- Golden Globe Awards
Nominee Profile 2022: Olivia Colman, “The Lost Daughter”
When British stage, film and TV actress Olivia Colman won her first Golden Globe in 2017 for the mini-series The Night Manager, she was conspicuously absent from the Beverly Hilton. In fact, she could be found on another stage more than five and a half thousand miles away. “I couldn’t come because I was in a play in London and there is no such thing as getting two days off to fly to Hollywood,” she laughs.
Born Sarah Caroline Olivia Colman in Norwich, Norfolk, her mother was a nurse and her father, a chartered surveyor. “I did my first school play when I was 16. I didn’t know I could be an actor because my family didn’t do that, and I assumed maybe you could only be an actor if your parents were actors, or you came from that world. But then I found my tribe, found my people, and realized I found what I wanted to do. And then it was a matter of just plugging away at it.”
She studied teaching before going on to study drama at the Bristol Old Vic Theatre School. This married mother of three began her career in theater and only became a household name at an age when typical Hollywood actresses begin worrying about roles drying up. At age 40, she broke through with the internationally acclaimed crime series Broadchurch in which she played a worn-out detective trying to solve a major crime in a small town, not realizing how close to her family the tragedy would strike.

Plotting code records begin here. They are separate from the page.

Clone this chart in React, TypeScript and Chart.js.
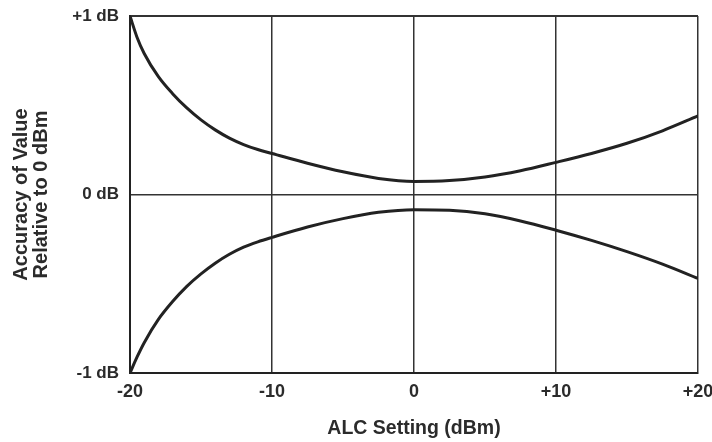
import React, { useEffect, useRef } from "react";
import { Chart, registerables } from "chart.js";

Chart.register(...registerables);

const alcSetting = [-20, -19.5, -19, -18, -17, -16, -15, -14, -13, -12, -11, -10, -7.5, -5, -2.5, 0, 2.5, 5, 7.5, 10, 12.5, 15, 17.5, 20];
const upperLimit = [1.0, 0.88, 0.79, 0.66, 0.565, 0.485, 0.418, 0.362, 0.316, 0.28, 0.252, 0.23, 0.175, 0.127, 0.09, 0.073, 0.078, 0.098, 0.133, 0.18, 0.23, 0.287, 0.357, 0.44];
const lowerLimit = [-1.0, -0.91, -0.83, -0.7, -0.6, -0.515, -0.445, -0.385, -0.335, -0.295, -0.265, -0.24, -0.182, -0.135, -0.1, -0.085, -0.088, -0.108, -0.148, -0.2, -0.257, -0.32, -0.39, -0.47];
const yTickValues = [-1, 0, 1];
const yTickLabels = ["-1 dB", "0 dB", "+1 dB"];
const xTickValues = [-20, -10, 0, 10, 20];
const xTickLabels = ["-20", "-10", "0", "+10", "+20"];

const FONT = "'Liberation Sans', Arial, Helvetica, sans-serif";
const INK = "#2b2b2b";

export default function App() {
  const ref = useRef<HTMLCanvasElement | null>(null);
  useEffect(() => {
    document.body.style.margin = "0";
    const canvas = ref.current;
    if (!canvas) return;
    const toPts = (ys: number[]) => alcSetting.map((x, i) => ({ x, y: ys[i] }));
    const chart = new Chart(canvas, {
      type: "line",
      data: {
        datasets: [
          {
            data: toPts(upperLimit),
            borderColor: "#222",
            borderWidth: 3,
            pointRadius: 0,
            cubicInterpolationMode: "monotone",
            fill: false,
          },
          {
            data: toPts(lowerLimit),
            borderColor: "#222",
            borderWidth: 3,
            pointRadius: 0,
            cubicInterpolationMode: "monotone",
            fill: false,
          },
        ],
      },
      options: {
        responsive: false,
        animation: false,
        layout: { padding: { top: 16, right: 14, bottom: 0, left: 0 } },
        plugins: { legend: { display: false }, tooltip: { enabled: false } },
        scales: {
          x: {
            type: "linear",
            min: -20,
            max: 20,
            afterBuildTicks: (s: any) => {
              s.ticks = xTickValues.map((v) => ({ value: v }));
            },
            afterFit: (s: any) => {
              s.height = 69;
              s.paddingLeft = 0;
              s.paddingRight = 0;
            },
            ticks: {
              padding: 8,
              color: INK,
              font: { family: FONT, size: 18, weight: "bold" },
              callback: (v: any) => {
                const i = xTickValues.indexOf(Number(v));
                return i >= 0 ? xTickLabels[i] : "";
              },
              maxRotation: 0,
            },
            grid: { color: "#333", lineWidth: 1.5, drawTicks: false },
            border: { display: true, color: "#222", width: 2 },
            title: {
              display: true,
              text: "ALC Setting (dBm)",
              color: INK,
              font: { family: FONT, size: 19.5, weight: "bold", lineHeight: 1.2 },
              padding: { top: 0, bottom: 2 },
            },
          },
          y: {
            type: "linear",
            min: -1,
            max: 1,
            afterBuildTicks: (s: any) => {
              s.ticks = yTickValues.map((v) => ({ value: v }));
            },
            afterFit: (s: any) => {
              s.width = 130;
              s.paddingTop = 0;
              s.paddingBottom = 0;
            },
            ticks: {
              padding: 11,
              color: INK,
              font: { family: FONT, size: 17, weight: "bold" },
              callback: (v: any) => {
                const i = yTickValues.indexOf(Number(v));
                return i >= 0 ? yTickLabels[i] : "";
              },
            },
            grid: {
              color: "#333",
              lineWidth: (ctx: any) => (ctx.tick && ctx.tick.value === 0 ? 1.5 : 2),
              drawTicks: false,
            },
            border: { display: true, color: "#222", width: 2 },
            title: {
              display: true,
              text: ["Accuracy of Value", "Relative to 0 dBm"],
              color: INK,
              font: { family: FONT, size: 20, weight: "bold", lineHeight: 1.0 },
              padding: { top: 11.5, bottom: 0 },
            },
          },
        },
      },
    });
    return () => chart.destroy();
  }, []);
  return <canvas ref={ref} width={712} height={442} style={{ display: "block" }} />;
}
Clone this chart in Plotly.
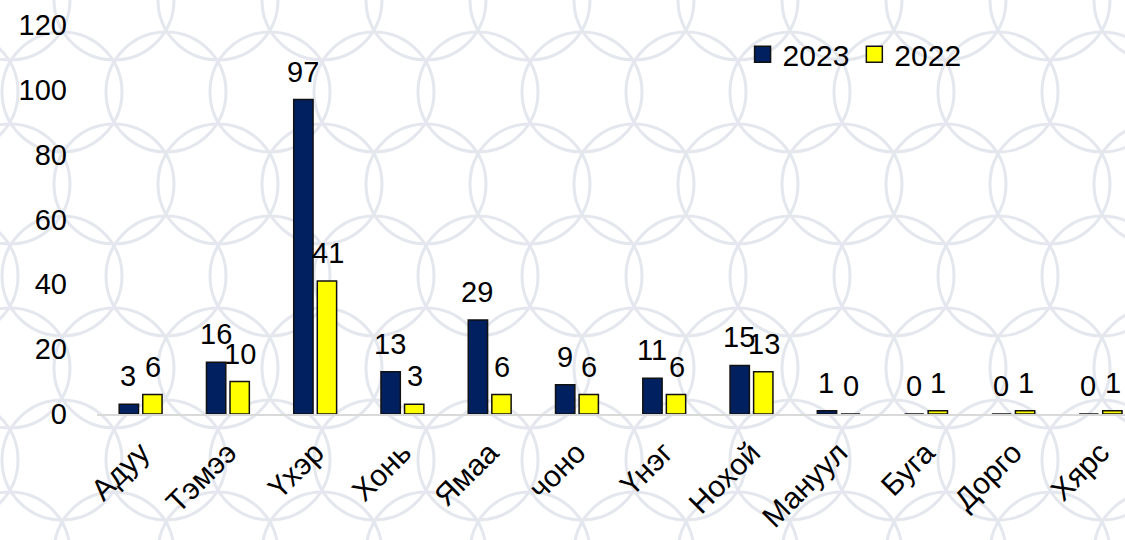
import plotly.graph_objects as go

categories = ["Адуу", "Тэмээ", "Үхэр", "Хонь", "Ямаа", "чоно", "Үнэг", "Нохой", "Мануул", "Буга", "Дорго", "Хярс"]
values_2023 = [3, 16, 97, 13, 29, 9, 11, 15, 1, 0, 0, 0]
values_2022 = [6, 10, 41, 3, 6, 6, 6, 13, 0, 1, 1, 1]
series_names = ["2023", "2022"]
y_ticks = [0, 20, 40, 60, 80, 100, 120]

FONT = "Liberation Sans, Arial, sans-serif"
NAVY = "#002060"
YELLOW = "#FFFF00"

W, H = 1125, 540
ML, MR, MT, MB = 97, 0, 25, 126
PW = W - ML - MR
PH = H - MT - MB

fig = go.Figure()
for name, vals, col in [(series_names[0], values_2023, NAVY), (series_names[1], values_2022, YELLOW)]:
    fig.add_trace(go.Bar(
        x=categories, y=vals, name=name, showlegend=False,
        marker=dict(color=col, line=dict(color="#111111", width=1.5)),
        cliponaxis=False,
    ))
# legend entries with larger square swatches
for name, col in [(series_names[0], NAVY), (series_names[1], YELLOW)]:
    fig.add_trace(go.Scatter(
        x=[None], y=[None], mode="markers", name=name,
        marker=dict(symbol="square", size=17, color=col, line=dict(color="#111111", width=1.5)),
    ))

# data labels above bars
slot_px = 12.4
for vals, sh in [(values_2023, -slot_px), (values_2022, slot_px)]:
    for c, v in zip(categories, vals):
        fig.add_annotation(x=c, y=v, text=str(v), showarrow=False,
                           xref="x", yref="y", yanchor="bottom",
                           xshift=sh, yshift=10,
                           font=dict(family=FONT, size=29, color="#000000"))

# decorative background pattern (interlocking circles)
def px2paper(px, py):
    return (px - ML) / PW, (H - MB - py) / PH

shapes = []
R = 60
for j in range(-1, 8):
    for i in range(-1, 13):
        cx = i * 104 + (52 if j % 2 else 0) + 10
        cy = j * 92 + 0
        x0, y1 = px2paper(cx - R, cy - R)
        x1, y0 = px2paper(cx + R, cy + R)
        shapes.append(dict(type="circle", xref="paper", yref="paper",
                           x0=x0, x1=x1, y0=y0, y1=y1, layer="below",
                           line=dict(color="#e4e7ee", width=3)))

fig.update_layout(
    width=W, height=H,
    margin=dict(l=ML, r=MR, t=MT, b=MB),
    paper_bgcolor="white", plot_bgcolor="rgba(0,0,0,0)",
    barmode="group", bargap=0.46, bargroupgap=0.18,
    font=dict(family=FONT, size=29, color="#000000"),
    showlegend=True,
    legend=dict(orientation="h", x=0.628, y=0.925, xanchor="left", yanchor="middle",
                bgcolor="rgba(0,0,0,0)", font=dict(family=FONT, size=30),
                itemwidth=30, traceorder="normal", tracegroupgap=0),
    shapes=shapes,
)
fig.update_xaxes(range=[-0.5, (W - ML) / (PW / 11.78) - 0.5], tickangle=-45,
                 showgrid=False, showline=True, linecolor="#d9d9d9", linewidth=2,
                 ticks="", tickfont=dict(family=FONT, size=30), ticklabelstandoff=7)
fig.update_yaxes(range=[0, 120], tickvals=y_ticks, showgrid=False, zeroline=False,
                 showline=False, ticks="", tickfont=dict(family=FONT, size=29),
                 ticklabelstandoff=29)

fig.write_html("out.html", config={"displayModeBar": False},
               post_script="document.body.style.margin='0';")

Two years later, while still filming the third season (out of four) of Broadchurch, she convinced director Susanne Bier to hire her for The Night Manager despite being pregnant with her daughter. She cited Frances McDormand’s brilliant performance in Fargo as an example. Both women were eight months pregnant when they wrapped their respective projects.
Five years later, and a string of awards for performances in such films as The Favourite, and The Father, and on the small screen for her role as Queen Elizabeth in The Crown, she took on the starring in The Lost Daughter. Maggie Gyllenhaal’s directorial debut is a psychological drama in which Colman plays an academic, Leda Caruso, on vacation on a Greek island. Through her experiences meeting and observing fellow vacationers, it triggers painful memories of motherhood and the choices she made.
“I was terribly excited about playing someone I hadn’t played before. I’d read a lot of scripts over the years and some you know you want to do immediately. The litmus test is when your agent says, ‘Well, imagine someone else playing that role? How would you feel?’ and it made me realize, ‘Oh no,’” she recalls, shaking her head, sitting on stage at a Q & A event after the film was screened. “That script was one of those.”
Looking back on her teenage years when she decided to pursue acting, her parents were understandably concerned. Now at age 47, she says of her chosen vocation after pivoting from her original career path as a teacher, “Yes. I think my mum would have liked me to do a sensible job. At the time, they said, ‘I suppose you’ll give it a year,’ but I said, ‘No, I’m going to give it 10 or 20 years. Acting is all I can do. I’m so rubbish at everything else, and I wouldn’t have made a great teacher.’” She smiles. “I think they’re all right with it now.”